Cutting the amount of meat and sugar we consume in half will save the planet from further environmental degradation, help stem the epidemic of non-communicable diseases and feed the millions who go hungry every day, a new report says.
These are the findings of a study by the The EAT-Lancet Commission, an organisation that studies healthy diets and sustainable food production.
Thirty-seven experts from 16 countries have come up with a plan to feed the world's growing population without harming the planet.
New Zealander Dr Sudhvir Singh is the director of policy for the commission and a co-author of the report and he told Jesse Mulligan food production and our diets are wreaking havoc on our health and the planet.
“Food is one of the biggest drivers of our environmental problems whether that’s climate change, water pollution or loss of bio-diversity, but also food is the biggest single driver of ill-health all around the world.”
Some of us have too much, many millions more go hungry, he says.
“We have 800 million going to bed hungry every night, but alarmingly over two billion people are affected by overweight-obesity driving a global epidemic of non-communicable diseases like diabetes and cardiovascular disease.”
He says the world’s food production system is broken – it’s wasteful, polluting and uses precious resources to grow food that damages us.
“Our food production systems globally are unsustainable, they require too much land, they’re emitting approximately one fifth of global greenhouse gas emissions and are requiring a lot of artificial fertilisers and pesticides - all those problems are adding up massively.
“Dietary patterns are moving to a western diet, heavy in sugars and heavy in red meat and we’re also wasting a lot of food, it’s not even reaching our plates, or if it’s reaching our plates and we’re wasting it.”
The solution to this problem is readily available, he says, a significant change in our diets.

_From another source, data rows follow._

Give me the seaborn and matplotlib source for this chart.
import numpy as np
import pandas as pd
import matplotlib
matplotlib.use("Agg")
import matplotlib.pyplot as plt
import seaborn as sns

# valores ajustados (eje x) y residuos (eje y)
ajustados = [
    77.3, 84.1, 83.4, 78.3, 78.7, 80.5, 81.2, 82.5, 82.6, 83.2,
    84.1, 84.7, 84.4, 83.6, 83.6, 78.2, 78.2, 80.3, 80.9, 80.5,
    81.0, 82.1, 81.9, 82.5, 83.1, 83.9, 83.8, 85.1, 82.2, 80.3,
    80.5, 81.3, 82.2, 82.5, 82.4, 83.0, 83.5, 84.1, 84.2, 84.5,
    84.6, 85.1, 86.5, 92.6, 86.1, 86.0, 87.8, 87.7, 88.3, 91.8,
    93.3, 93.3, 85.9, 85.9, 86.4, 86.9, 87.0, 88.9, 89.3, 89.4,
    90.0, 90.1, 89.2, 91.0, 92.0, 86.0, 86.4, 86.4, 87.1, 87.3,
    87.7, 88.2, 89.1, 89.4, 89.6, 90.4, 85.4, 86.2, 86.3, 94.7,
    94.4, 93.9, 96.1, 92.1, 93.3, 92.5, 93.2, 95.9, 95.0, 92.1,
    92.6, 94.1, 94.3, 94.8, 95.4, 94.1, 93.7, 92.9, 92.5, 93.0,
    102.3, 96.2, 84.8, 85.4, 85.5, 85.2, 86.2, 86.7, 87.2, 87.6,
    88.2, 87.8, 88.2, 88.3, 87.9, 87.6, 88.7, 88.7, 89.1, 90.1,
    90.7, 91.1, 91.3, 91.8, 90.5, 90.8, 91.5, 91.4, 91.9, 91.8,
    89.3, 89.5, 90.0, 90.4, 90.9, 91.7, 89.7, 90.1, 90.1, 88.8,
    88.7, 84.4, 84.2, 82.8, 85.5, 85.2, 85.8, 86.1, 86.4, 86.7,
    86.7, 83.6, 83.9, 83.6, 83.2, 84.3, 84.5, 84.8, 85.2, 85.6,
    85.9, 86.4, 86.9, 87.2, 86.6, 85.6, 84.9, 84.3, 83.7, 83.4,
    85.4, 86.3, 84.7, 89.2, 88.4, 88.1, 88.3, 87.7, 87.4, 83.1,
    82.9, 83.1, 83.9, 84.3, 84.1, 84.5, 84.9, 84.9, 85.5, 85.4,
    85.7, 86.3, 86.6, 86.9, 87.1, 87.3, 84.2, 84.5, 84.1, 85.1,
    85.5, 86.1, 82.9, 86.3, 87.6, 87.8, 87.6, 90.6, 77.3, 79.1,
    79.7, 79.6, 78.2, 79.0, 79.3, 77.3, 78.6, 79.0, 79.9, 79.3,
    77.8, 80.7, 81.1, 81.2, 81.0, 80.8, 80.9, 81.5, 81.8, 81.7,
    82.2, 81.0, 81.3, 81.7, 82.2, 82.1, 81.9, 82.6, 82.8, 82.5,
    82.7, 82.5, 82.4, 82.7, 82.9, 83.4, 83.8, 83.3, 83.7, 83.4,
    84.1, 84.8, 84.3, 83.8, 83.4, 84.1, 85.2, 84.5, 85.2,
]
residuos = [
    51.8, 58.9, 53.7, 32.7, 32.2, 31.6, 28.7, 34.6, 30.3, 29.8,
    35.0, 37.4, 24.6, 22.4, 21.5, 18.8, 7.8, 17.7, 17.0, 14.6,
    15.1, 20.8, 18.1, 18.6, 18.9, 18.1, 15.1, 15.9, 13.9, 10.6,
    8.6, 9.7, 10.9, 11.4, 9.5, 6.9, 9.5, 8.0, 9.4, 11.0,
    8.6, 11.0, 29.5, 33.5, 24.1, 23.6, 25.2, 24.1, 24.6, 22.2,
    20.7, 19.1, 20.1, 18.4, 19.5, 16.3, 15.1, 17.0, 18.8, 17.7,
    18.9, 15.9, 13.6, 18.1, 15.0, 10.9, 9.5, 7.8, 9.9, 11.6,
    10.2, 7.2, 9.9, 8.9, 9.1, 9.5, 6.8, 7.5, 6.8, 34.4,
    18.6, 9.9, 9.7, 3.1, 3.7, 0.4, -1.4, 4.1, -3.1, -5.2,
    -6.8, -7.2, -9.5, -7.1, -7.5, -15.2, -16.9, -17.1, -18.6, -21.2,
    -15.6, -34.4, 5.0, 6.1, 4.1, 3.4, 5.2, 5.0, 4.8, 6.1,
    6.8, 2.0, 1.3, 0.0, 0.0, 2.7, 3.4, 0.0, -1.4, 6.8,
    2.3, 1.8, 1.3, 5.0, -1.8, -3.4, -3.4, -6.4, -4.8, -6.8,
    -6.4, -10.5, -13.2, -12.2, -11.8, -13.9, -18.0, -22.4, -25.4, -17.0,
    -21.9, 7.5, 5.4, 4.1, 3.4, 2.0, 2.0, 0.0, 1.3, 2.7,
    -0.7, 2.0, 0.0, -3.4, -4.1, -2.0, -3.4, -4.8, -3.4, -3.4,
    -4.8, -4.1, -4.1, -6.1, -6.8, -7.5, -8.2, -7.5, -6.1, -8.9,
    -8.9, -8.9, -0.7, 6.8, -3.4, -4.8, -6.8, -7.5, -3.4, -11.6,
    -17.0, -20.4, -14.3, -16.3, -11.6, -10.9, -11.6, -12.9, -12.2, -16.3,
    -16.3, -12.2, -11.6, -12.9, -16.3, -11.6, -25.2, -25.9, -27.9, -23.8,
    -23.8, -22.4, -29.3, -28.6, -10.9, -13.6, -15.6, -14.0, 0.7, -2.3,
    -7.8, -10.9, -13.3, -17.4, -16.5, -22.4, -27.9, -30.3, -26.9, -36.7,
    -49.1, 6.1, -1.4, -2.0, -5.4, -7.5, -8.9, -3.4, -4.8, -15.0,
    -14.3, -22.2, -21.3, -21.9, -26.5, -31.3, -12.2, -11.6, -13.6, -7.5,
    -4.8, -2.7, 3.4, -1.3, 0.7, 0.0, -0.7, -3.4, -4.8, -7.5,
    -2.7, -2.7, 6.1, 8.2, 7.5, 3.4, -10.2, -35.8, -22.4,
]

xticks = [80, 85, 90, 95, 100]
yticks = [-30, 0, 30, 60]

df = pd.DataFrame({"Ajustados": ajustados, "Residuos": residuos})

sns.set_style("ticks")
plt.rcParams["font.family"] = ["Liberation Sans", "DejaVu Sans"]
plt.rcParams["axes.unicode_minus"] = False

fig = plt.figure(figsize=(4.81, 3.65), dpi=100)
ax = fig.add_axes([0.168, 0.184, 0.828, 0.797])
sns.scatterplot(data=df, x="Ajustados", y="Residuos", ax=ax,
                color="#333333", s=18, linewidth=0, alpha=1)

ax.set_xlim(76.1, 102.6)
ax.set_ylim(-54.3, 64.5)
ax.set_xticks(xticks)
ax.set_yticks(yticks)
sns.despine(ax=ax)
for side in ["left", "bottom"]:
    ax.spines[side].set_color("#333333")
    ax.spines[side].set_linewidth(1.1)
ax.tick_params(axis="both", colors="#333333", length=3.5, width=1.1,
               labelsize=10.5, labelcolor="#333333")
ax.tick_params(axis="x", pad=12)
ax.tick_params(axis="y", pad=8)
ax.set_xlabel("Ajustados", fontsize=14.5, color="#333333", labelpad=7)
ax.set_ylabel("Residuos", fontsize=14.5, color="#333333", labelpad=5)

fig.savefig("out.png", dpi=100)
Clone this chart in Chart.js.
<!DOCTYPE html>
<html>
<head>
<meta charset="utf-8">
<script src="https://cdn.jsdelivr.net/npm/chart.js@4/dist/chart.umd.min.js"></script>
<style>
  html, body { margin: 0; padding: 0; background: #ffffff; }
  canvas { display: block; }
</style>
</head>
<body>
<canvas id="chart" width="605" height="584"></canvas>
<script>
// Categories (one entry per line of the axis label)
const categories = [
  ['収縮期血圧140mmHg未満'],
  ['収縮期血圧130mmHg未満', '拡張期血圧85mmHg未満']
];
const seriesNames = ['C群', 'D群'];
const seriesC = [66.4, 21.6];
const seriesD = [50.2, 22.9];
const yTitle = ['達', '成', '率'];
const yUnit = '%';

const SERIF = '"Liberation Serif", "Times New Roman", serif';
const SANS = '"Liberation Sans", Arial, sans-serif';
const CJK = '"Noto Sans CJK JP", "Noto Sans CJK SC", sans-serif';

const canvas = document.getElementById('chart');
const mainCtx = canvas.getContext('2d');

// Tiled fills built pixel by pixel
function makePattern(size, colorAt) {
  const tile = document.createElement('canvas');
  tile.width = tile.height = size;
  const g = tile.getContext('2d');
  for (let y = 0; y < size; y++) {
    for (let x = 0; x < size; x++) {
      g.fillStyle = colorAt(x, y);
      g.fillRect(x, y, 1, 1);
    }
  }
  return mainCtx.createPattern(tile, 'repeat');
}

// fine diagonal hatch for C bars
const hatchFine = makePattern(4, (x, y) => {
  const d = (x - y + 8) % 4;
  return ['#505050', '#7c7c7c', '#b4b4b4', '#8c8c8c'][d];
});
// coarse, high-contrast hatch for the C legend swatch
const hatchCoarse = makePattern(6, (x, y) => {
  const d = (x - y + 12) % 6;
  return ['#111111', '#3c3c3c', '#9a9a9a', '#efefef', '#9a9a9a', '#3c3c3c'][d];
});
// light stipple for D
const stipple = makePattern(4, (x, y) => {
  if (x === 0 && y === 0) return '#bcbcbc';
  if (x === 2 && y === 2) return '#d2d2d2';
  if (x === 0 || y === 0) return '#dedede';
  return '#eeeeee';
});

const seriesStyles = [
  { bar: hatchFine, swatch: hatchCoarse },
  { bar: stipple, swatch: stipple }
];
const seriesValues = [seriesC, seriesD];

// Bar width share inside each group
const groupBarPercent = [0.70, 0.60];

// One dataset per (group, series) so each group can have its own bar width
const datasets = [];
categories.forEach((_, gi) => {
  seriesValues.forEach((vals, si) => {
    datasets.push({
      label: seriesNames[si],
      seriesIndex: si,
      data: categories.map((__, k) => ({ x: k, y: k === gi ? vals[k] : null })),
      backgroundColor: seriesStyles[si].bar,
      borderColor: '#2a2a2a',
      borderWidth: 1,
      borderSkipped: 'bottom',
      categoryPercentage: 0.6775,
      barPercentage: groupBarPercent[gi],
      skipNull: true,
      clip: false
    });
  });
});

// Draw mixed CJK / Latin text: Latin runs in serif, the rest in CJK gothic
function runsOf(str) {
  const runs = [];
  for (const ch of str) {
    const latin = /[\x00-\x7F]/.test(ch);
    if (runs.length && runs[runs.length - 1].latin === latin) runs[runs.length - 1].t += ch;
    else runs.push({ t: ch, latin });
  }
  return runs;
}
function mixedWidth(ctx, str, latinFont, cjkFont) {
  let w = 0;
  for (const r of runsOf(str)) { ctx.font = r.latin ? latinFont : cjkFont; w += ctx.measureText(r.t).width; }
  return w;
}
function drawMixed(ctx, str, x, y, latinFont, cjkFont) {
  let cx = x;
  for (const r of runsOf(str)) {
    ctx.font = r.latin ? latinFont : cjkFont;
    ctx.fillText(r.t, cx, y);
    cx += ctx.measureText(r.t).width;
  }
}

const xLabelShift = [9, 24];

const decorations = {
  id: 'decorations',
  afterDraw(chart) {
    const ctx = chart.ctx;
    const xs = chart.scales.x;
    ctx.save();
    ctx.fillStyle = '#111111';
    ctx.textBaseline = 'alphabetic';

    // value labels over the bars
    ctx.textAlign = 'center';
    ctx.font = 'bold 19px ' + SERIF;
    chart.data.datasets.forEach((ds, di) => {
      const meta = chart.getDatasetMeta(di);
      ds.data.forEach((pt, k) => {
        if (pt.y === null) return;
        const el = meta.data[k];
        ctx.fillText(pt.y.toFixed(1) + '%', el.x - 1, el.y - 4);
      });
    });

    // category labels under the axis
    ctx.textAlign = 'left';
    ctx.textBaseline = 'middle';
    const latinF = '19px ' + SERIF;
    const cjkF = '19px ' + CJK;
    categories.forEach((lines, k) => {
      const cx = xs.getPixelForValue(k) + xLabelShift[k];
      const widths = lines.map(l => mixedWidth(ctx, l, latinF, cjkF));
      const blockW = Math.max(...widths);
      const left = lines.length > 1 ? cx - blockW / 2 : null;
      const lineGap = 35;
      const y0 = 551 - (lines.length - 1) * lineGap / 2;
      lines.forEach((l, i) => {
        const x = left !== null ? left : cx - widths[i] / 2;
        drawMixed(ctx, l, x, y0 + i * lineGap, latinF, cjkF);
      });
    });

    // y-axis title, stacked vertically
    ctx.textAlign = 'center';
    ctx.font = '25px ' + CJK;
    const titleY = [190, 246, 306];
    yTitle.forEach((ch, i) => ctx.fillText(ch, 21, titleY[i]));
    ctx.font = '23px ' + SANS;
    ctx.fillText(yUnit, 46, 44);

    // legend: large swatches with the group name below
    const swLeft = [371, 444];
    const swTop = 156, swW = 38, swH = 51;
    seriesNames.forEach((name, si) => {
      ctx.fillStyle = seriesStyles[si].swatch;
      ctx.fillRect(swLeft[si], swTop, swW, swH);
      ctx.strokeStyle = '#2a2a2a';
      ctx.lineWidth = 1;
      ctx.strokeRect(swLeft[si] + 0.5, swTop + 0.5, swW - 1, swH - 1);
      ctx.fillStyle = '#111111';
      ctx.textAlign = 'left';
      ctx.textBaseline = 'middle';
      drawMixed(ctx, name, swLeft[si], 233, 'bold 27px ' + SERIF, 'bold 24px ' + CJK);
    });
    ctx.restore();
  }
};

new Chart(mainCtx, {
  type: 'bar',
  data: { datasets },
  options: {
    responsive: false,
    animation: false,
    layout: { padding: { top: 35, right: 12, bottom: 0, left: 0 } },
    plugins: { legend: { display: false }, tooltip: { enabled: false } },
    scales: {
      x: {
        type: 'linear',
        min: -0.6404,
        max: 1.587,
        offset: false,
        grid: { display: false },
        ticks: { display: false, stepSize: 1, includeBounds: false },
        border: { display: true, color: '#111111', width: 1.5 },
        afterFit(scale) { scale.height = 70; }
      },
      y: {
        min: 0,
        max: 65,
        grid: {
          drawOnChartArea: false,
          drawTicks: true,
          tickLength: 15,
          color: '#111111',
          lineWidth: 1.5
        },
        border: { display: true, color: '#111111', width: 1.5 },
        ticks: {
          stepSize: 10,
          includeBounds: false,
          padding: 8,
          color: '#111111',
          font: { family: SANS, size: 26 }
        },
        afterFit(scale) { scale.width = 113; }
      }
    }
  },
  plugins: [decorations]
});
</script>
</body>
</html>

“In broad terms it requires halving the amount of red meat and sugar that we’re eating and doubling the amount of fruit and vegetables nuts, whole grains and legumes.”
In practical terms this means we would eat one serve of red meat a week, chicken once a week, and fish twice a week, he says.
“So four servings of animal protein a week, and the rest of the time focussed more on fresh plant-based ingredients,” he says.
In western countries like New Zealand it will require quite a substantial reduction in red meat and he says the goal now is to make plant-based foods and non-meat sources of protein more attractive to people, and more available.
“We need to make the foods that are good for us much more available and more exciting.
“We are working with a bunch of chefs around the world to demonstrate that there is a range of different meals that are attractive and easy and affordable.”
So how does a New Zealander eating less meat help a malnourished person in another part of the world? Interconnectedness, he says.
“We live on one planet and meat requires a certain amount of resource inputs; it requires a certain amount of land resources that are ultimately limited on the planet.
“Furthermore, the meat production system generates a lot of greenhouse gases that are global, and global warming is one of the biggest drivers of poor food yields.”
On a national level, government food policy is contradictory, he says, with MPI concerned with growing intensive production and other departments battling the consequences of a high meat protein and sugar-based diet
“We have the Ministry of Health trying to treat record rates of diabetes and heart disease, driven by the same food, and the Ministry of Education trying to work out how to reduce junk food in schools.”
He believes a minster for food is part of the answer.
“That will lead to much more coherent approaches across government, which means we aren’t incentivising things that ultimately are harming the environment.”
He acknowledges that this is an interventionist approach.
“We’re seeing alarming rates of preventable diseases which we’re all paying for through our healthcare system and through loss of productivity and which we’re also paying for in terms of the environmental clean-up.
“Agriculture is not part of our emissions trading scheme right now and so if we factor in the true costs of what it takes to produce food and the impacts that has on the environment and our health, then I think we can have a more level playing field and create the conditions that make it easier for people to access healthier and more sustainable food.”